Data provided –
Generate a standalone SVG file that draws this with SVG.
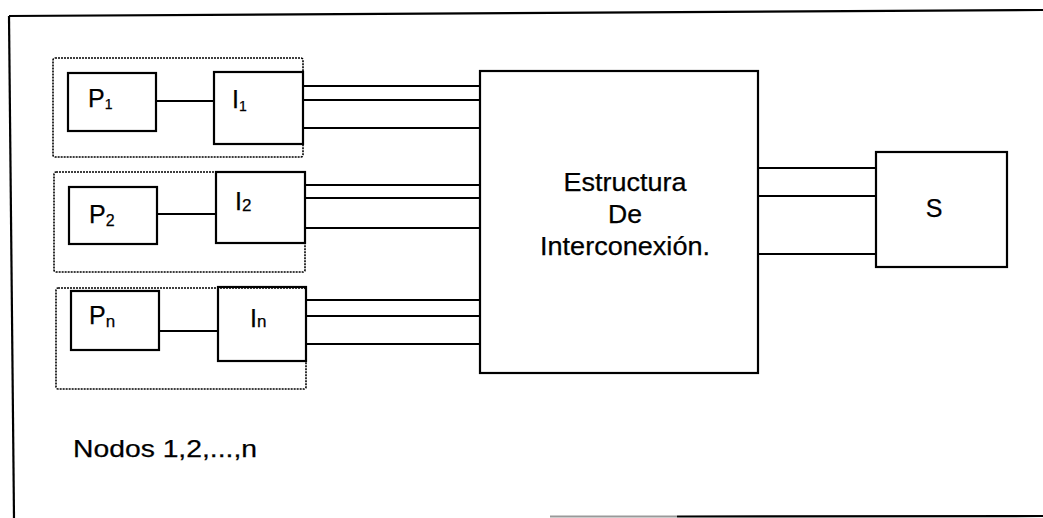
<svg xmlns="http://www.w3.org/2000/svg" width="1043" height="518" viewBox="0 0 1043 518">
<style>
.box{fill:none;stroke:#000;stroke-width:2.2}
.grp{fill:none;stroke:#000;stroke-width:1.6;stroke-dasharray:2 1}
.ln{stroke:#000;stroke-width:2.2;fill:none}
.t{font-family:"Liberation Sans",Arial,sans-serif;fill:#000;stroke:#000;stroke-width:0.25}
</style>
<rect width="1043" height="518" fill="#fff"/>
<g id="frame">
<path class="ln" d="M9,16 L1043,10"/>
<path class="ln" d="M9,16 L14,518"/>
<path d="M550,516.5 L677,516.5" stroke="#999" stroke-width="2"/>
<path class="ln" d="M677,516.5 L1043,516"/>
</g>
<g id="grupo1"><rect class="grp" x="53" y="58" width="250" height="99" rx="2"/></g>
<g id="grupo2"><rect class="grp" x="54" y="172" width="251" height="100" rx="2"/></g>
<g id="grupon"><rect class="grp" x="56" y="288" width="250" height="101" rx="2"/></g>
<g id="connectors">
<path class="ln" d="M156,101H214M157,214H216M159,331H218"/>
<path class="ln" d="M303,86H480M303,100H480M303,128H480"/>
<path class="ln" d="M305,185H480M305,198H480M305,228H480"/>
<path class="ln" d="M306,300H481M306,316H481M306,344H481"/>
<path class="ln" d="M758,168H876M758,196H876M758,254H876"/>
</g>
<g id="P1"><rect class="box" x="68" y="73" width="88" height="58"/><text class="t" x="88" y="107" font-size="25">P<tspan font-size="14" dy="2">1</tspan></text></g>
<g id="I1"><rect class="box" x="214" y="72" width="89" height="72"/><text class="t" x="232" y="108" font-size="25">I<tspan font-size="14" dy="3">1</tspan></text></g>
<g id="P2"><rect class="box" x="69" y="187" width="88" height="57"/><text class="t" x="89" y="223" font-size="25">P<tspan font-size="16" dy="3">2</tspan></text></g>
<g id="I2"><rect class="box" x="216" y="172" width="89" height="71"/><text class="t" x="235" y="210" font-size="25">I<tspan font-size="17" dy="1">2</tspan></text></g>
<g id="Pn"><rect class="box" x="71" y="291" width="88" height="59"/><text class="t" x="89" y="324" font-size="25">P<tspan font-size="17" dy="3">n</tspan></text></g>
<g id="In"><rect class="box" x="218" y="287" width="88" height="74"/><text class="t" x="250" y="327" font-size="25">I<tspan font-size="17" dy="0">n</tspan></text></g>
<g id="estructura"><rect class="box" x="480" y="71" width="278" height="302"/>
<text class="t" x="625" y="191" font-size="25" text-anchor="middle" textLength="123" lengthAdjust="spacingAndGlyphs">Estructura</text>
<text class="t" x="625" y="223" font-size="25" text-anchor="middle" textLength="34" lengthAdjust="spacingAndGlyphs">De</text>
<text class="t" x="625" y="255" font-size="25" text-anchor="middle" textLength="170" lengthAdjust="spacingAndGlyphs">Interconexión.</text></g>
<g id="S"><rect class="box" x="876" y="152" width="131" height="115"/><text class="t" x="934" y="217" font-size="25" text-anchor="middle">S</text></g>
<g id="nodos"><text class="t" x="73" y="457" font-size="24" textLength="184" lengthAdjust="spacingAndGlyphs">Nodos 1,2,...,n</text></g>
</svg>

Task details – Repeat the listing verbatim. Skip the pictures.

Task answer –
Generate a standalone SVG file that draws this with SVG.
<svg xmlns="http://www.w3.org/2000/svg" width="1043" height="518" viewBox="0 0 1043 518">
<style>
.box{fill:none;stroke:#000;stroke-width:2.2}
.grp{fill:none;stroke:#000;stroke-width:1.6;stroke-dasharray:2 1}
.ln{stroke:#000;stroke-width:2.2;fill:none}
.t{font-family:"Liberation Sans",Arial,sans-serif;fill:#000;stroke:#000;stroke-width:0.25}
</style>
<rect width="1043" height="518" fill="#fff"/>
<g id="frame">
<path class="ln" d="M9,16 L1043,10"/>
<path class="ln" d="M9,16 L14,518"/>
<path d="M550,516.5 L677,516.5" stroke="#999" stroke-width="2"/>
<path class="ln" d="M677,516.5 L1043,516"/>
</g>
<g id="grupo1"><rect class="grp" x="53" y="58" width="250" height="99" rx="2"/></g>
<g id="grupo2"><rect class="grp" x="54" y="172" width="251" height="100" rx="2"/></g>
<g id="grupon"><rect class="grp" x="56" y="288" width="250" height="101" rx="2"/></g>
<g id="connectors">
<path class="ln" d="M156,101H214M157,214H216M159,331H218"/>
<path class="ln" d="M303,86H480M303,100H480M303,128H480"/>
<path class="ln" d="M305,185H480M305,198H480M305,228H480"/>
<path class="ln" d="M306,300H481M306,316H481M306,344H481"/>
<path class="ln" d="M758,168H876M758,196H876M758,254H876"/>
</g>
<g id="P1"><rect class="box" x="68" y="73" width="88" height="58"/><text class="t" x="88" y="107" font-size="25">P<tspan font-size="14" dy="2">1</tspan></text></g>
<g id="I1"><rect class="box" x="214" y="72" width="89" height="72"/><text class="t" x="232" y="108" font-size="25">I<tspan font-size="14" dy="3">1</tspan></text></g>
<g id="P2"><rect class="box" x="69" y="187" width="88" height="57"/><text class="t" x="89" y="223" font-size="25">P<tspan font-size="16" dy="3">2</tspan></text></g>
<g id="I2"><rect class="box" x="216" y="172" width="89" height="71"/><text class="t" x="235" y="210" font-size="25">I<tspan font-size="17" dy="1">2</tspan></text></g>
<g id="Pn"><rect class="box" x="71" y="291" width="88" height="59"/><text class="t" x="89" y="324" font-size="25">P<tspan font-size="17" dy="3">n</tspan></text></g>
<g id="In"><rect class="box" x="218" y="287" width="88" height="74"/><text class="t" x="250" y="327" font-size="25">I<tspan font-size="17" dy="0">n</tspan></text></g>
<g id="estructura"><rect class="box" x="480" y="71" width="278" height="302"/>
<text class="t" x="625" y="191" font-size="25" text-anchor="middle" textLength="123" lengthAdjust="spacingAndGlyphs">Estructura</text>
<text class="t" x="625" y="223" font-size="25" text-anchor="middle" textLength="34" lengthAdjust="spacingAndGlyphs">De</text>
<text class="t" x="625" y="255" font-size="25" text-anchor="middle" textLength="170" lengthAdjust="spacingAndGlyphs">Interconexión.</text></g>
<g id="S"><rect class="box" x="876" y="152" width="131" height="115"/><text class="t" x="934" y="217" font-size="25" text-anchor="middle">S</text></g>
<g id="nodos"><text class="t" x="73" y="457" font-size="24" textLength="184" lengthAdjust="spacingAndGlyphs">Nodos 1,2,...,n</text></g>
</svg>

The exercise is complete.